A lot of news reports are emphasizing Haley’s rise in the poll. Back in August, her support was at 6%, and DeSantis’ was at 19%. Now, she has shot up 10 points to 16%, while DeSantis has slipped 3 points to 16. So while they are in the same spot at the moment, it appears she is on the way up and he is on the way down.
But there’s bigger news than any of that in the poll. It concerns the depth of Trump’s strength.
You’ve often heard Trump opponents say they want to see the GOP field narrowed down as quickly as possible. That way, the thinking goes, the support from all the Trump opponents could come together behind one candidate to challenge Trump one-on-one. Look at Trump now, they say, with 43% support, versus everybody else with a combined 57%. Just get the rest of the field together behind one candidate, and Trump can be defeated.
The new poll shows it’s not going to be that easy. The Des Moines Register not only asked voters which candidate they supported but also which candidate would be their second choice if their first choice were no longer in the race. So they asked people who now support DeSantis: Who’s your second choice? And they found out that 41% of current DeSantis supporters, if DeSantis were to leave the race, would switch to Trump. Just 27% of them say they would switch to Haley.

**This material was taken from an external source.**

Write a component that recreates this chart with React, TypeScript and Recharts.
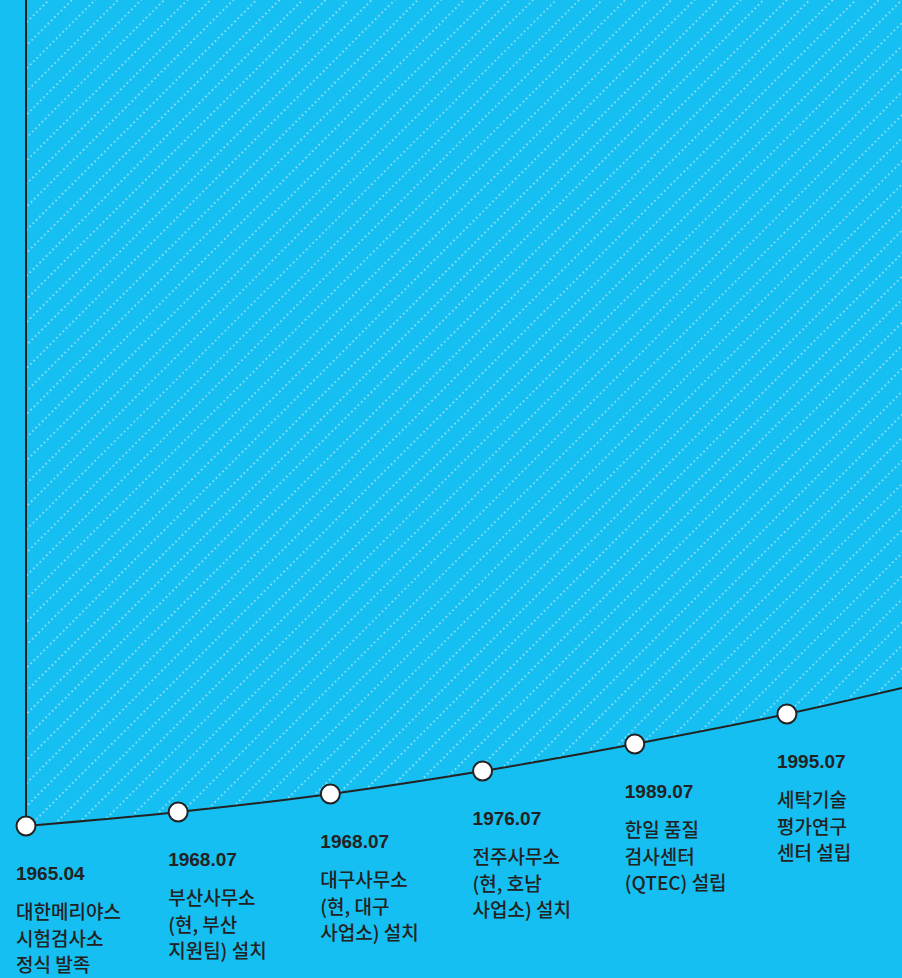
import React from "react";
import { ComposedChart, Area, Line, XAxis, YAxis, ReferenceLine, LabelList } from "recharts";

const W = 902;
const H = 978;

// milestone index positions along the timeline
const steps = [0, 1, 2, 3, 4, 5];
// curve heights (value units = px above bottom)
const heights = [152, 166, 184, 207, 234, 264];
// tail of the curve running off the right edge
const tailStep = 5.756;
const tailHeight = 290;

const dates = ["1965.04", "1968.07", "1968.07", "1976.07", "1989.07", "1995.07"];
const descriptions = [
  ["대한메리야스", "시험검사소", "정식 발족"],
  ["부산사무소", "(현, 부산", "지원팀) 설치"],
  ["대구사무소", "(현, 대구", "사업소) 설치"],
  ["전주사무소", "(현, 호남", "사업소) 설치"],
  ["한일 품질", "검사센터", "(QTEC) 설립"],
  ["세탁기술", "평가연구", "센터 설립"],
];

const data = [
  ...steps.map((s, i) => ({
    step: s,
    h: heights[i],
    range: [heights[i], H],
    date: dates[i],
    desc: descriptions[i],
    milestone: true,
  })),
  { step: tailStep, h: tailHeight, range: [tailHeight, H], date: "", desc: [], milestone: false },
];

const BG = "#15BFF1";
const INK = "#222222";
const FONT = "'Liberation Sans', 'Noto Sans CJK KR', Arial, sans-serif";
const KFONT = "'Noto Sans CJK KR', 'Liberation Sans', sans-serif";

const Dot = (props: any) => {
  const { cx, cy, payload } = props;
  if (!payload || !payload.milestone) return null;
  return <circle cx={cx} cy={cy} r={9.5} fill="#ffffff" stroke={INK} strokeWidth={2} />;
};

const MilestoneLabel = (props: any) => {
  const { x, y, index } = props;
  if (index == null || index >= dates.length) return null;
  const lx = x - 10;
  return (
    <g>
      <text x={lx} y={y + 54} fill={INK} fontFamily={FONT} fontWeight={700} fontSize={19}>
        {dates[index]}
      </text>
      {descriptions[index].map((line, j) => (
        <text
          key={j}
          x={lx}
          y={y + 93 + j * 26.5}
          fill={INK}
          fontFamily={KFONT}
          fontWeight={500}
          fontSize={19}
        >
          {line}
        </text>
      ))}
    </g>
  );
};

export default function App() {
  return (
    <div style={{ width: W, height: H, background: BG, position: "absolute", left: 0, top: 0, overflow: "hidden" }}>
      <style>{"body{margin:0;background:" + BG + ";}"}</style>
      <ComposedChart width={W} height={H} data={data} margin={{ top: 0, right: 0, bottom: 0, left: 0 }}>
        <defs>
          <pattern
            id="hatch"
            patternUnits="userSpaceOnUse"
            width={16.3}
            height={4.6}
            patternTransform="rotate(45)"
          >
            <line x1={2} y1={0} x2={2} y2={4.6} stroke="#ffffff" strokeWidth={1.2} strokeDasharray="1.5 3.1" strokeOpacity={0.8} />
          </pattern>
        </defs>
        <XAxis type="number" dataKey="step" domain={[-0.1708, tailStep]} hide allowDataOverflow />
        <YAxis type="number" domain={[0, H]} hide allowDataOverflow />
        <Area
          type="monotone"
          dataKey="range"
          stroke="none"
          fill="url(#hatch)"
          fillOpacity={1}
          isAnimationActive={false}
          dot={false}
          activeDot={false}
        />
        <ReferenceLine
          segment={[
            { x: 0, y: heights[0] },
            { x: 0, y: H },
          ]}
          stroke={INK}
          strokeWidth={2}
        />
        <Line
          type="monotone"
          dataKey="h"
          stroke={INK}
          strokeWidth={2}
          dot={<Dot />}
          activeDot={false}
          isAnimationActive={false}
        >
          <LabelList dataKey="date" content={<MilestoneLabel />} />
        </Line>
      </ComposedChart>
    </div>
  );
}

So, if DeSantis were to drop out today, it appears the largest part of his support would go to Trump, and not to the mythical unity anti-Trump candidate.
For Haley, the numbers are different. Just 12% of those who support her today say they would go to Trump if she were to leave the race. But the bottom line is, there’s a flaw with the let’s-all-unite-behind-one-anti-Trump-candidate strategy. In real life, some of each candidate’s supporters would go to Trump if their favored candidate were to leave — and that makes Trump harder, not easier, to beat.
Haley appears to be attracting voters who really don’t like Trump. “To my mind, she’s done the best job of differentiating that she is the non-Trump candidate,” Des Moines Register pollster Ann Selzer said. For example, about 1 in 5 respondents in the Iowa poll call themselves independents. Back in August, Haley won the support of just 10% of them. Now, her support among independents is 22%. That’s a big move, although Trump’s support among independents is still significantly higher, at 33%.
What’s more, Haley’s voters aren’t really locked in for her. Forty-seven percent of Trump supporters say they are “extremely enthusiastic” about voting for the former president. For DeSantis, the number is 25%. For Haley, it’s 19%. “That may be a sign that although Haley is the only candidate seeing substantial upward momentum in this poll, Selzer said, the ground underneath her could be ‘a little shaky,'” the Des Moines Register reported.
Haley’s progress has been substantial. There will undoubtedly be more voices calling for the other candidates to drop out and allow Haley to challenge Trump one-on-one. But the new poll shows that is a risky proposition.